Solas Nua offers an Irish import, Owen McCafferty’s Scenes from the Big Picture (May 17-June 24), which depicts a 24-four hour period in a Belfast community. It’s a non-political play, and it squeezes 21 actors and 40 scenes into two and three quarter hours.

We’re deep into the Potomac region’s spring allergy season, but Catalyst Theatre Company seeks to distract us from our ills with The Flu Season (Capitol Hill Arts Workshop, May 2-June 2). Will Eno’s love story is a meditation on hope vs. fate. Out in Maryland, that banging you hear is the sound of doors slamming at Olney Theatre Center: George Feydeau’s wacky farce 13 Rue de L’Amour (May 16-June 10) has a philandering husband, a vengeful wife, a love-starved countess, befuddled policemen, a saucy maid, and others frolicking through a maze of mistaken identities.

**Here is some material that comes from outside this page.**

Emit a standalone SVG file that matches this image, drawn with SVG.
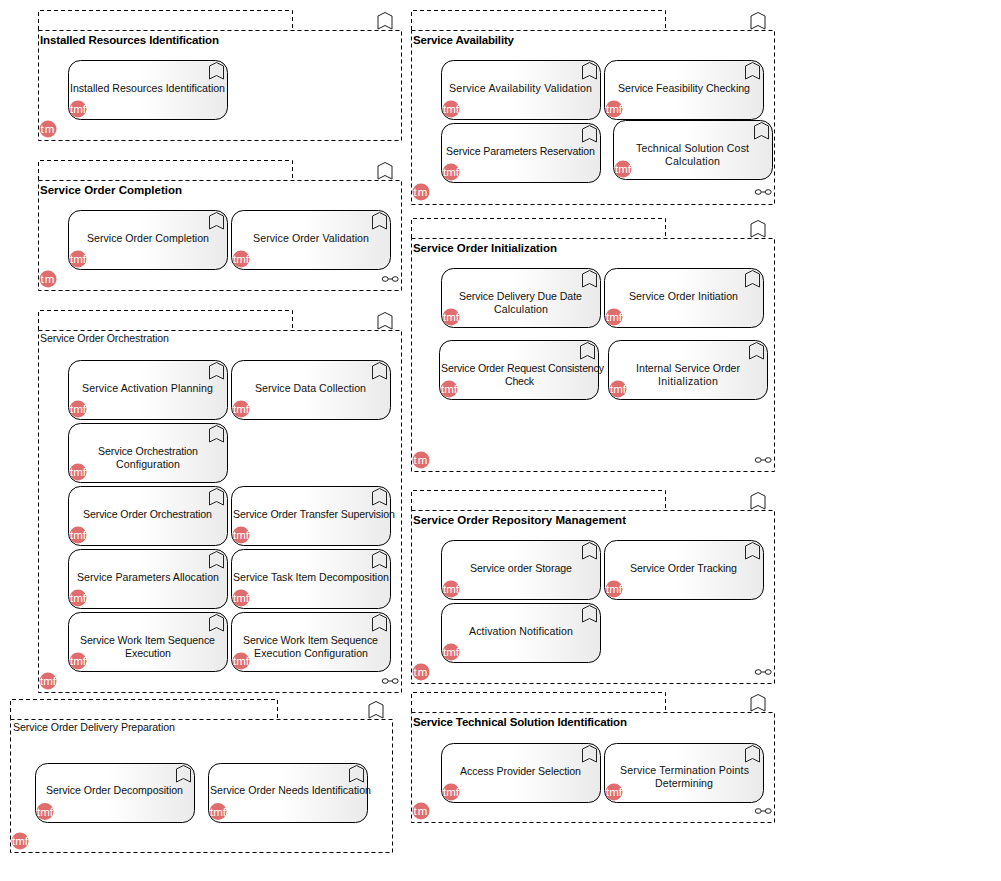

If you missed Shakespeare Theatre Company’s psychedelic, Beatles-inspired take on Love’s Labor’s Lost last summer, take heart. It’s back, and it’s this year’s “Free For All” offering under the stars at the Carter Barren Amphitheatre, May 24-June 3. Shakespeare Theatre Company’s Michael Kahn won a Helen Hayes Award this year as Outstanding Director for his work on the production, going all out with eye-popping scenic design and sonnets revved up with pretty decent 60s-style rock and roll.

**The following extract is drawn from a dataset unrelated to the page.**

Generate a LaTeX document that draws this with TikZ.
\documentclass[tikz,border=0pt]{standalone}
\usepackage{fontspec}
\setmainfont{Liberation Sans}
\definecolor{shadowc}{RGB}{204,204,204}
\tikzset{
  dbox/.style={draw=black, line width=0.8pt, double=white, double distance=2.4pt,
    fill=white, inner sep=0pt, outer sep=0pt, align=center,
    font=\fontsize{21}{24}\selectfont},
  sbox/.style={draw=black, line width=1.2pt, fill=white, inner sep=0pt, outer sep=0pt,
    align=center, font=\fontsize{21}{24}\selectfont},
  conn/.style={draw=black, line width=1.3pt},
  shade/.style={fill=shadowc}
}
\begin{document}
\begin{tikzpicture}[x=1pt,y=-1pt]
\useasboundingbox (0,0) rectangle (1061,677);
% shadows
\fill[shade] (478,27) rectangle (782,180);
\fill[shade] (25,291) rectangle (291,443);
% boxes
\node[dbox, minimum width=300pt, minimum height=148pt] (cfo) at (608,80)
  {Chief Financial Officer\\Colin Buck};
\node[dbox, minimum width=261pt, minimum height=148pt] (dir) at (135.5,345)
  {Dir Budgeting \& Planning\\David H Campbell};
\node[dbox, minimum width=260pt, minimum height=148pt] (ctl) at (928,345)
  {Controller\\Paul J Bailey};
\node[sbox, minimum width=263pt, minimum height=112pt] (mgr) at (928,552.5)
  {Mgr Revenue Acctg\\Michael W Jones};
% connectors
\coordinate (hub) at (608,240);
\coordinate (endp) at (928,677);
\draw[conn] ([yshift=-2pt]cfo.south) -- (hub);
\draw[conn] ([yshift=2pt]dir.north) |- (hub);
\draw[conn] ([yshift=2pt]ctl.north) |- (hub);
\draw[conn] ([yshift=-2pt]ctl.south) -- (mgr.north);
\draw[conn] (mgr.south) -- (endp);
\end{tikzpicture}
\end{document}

Folger Theatre is celebrating the Bard’s 443rd birthday with his final play, The Tempest (May 9-June 17), an epic tale of forgiveness presented at the Folger Elizabethan Theatre. Studio Theatre takes us behind the scenes of Hamlet (sort of) with Tom Stoppard’s modern comic classic Rosencrantz and Guilderstern Are Dead (May 16-June 24). The Killer Angels (May 17-June 30) go al fresco as Heritage Theatre Company sets up at its warm weather home in Cabin John Regional Park in Bethesda. This sweeping drama is an adaptation of the Pulitzer Prize winning Civil War novel.

African Continuum Theatre Company has an offering that they suggest you might wish to take the kids to see. The Oracle (May 10-June 3) is Ed Shockley’s tale of a young African princess on a long journey; she meets magical characters, faces serious challenges, and returns home with a new understanding of her role in the world. Live actors and puppets tell the story at the Atlas Performing Arts Center.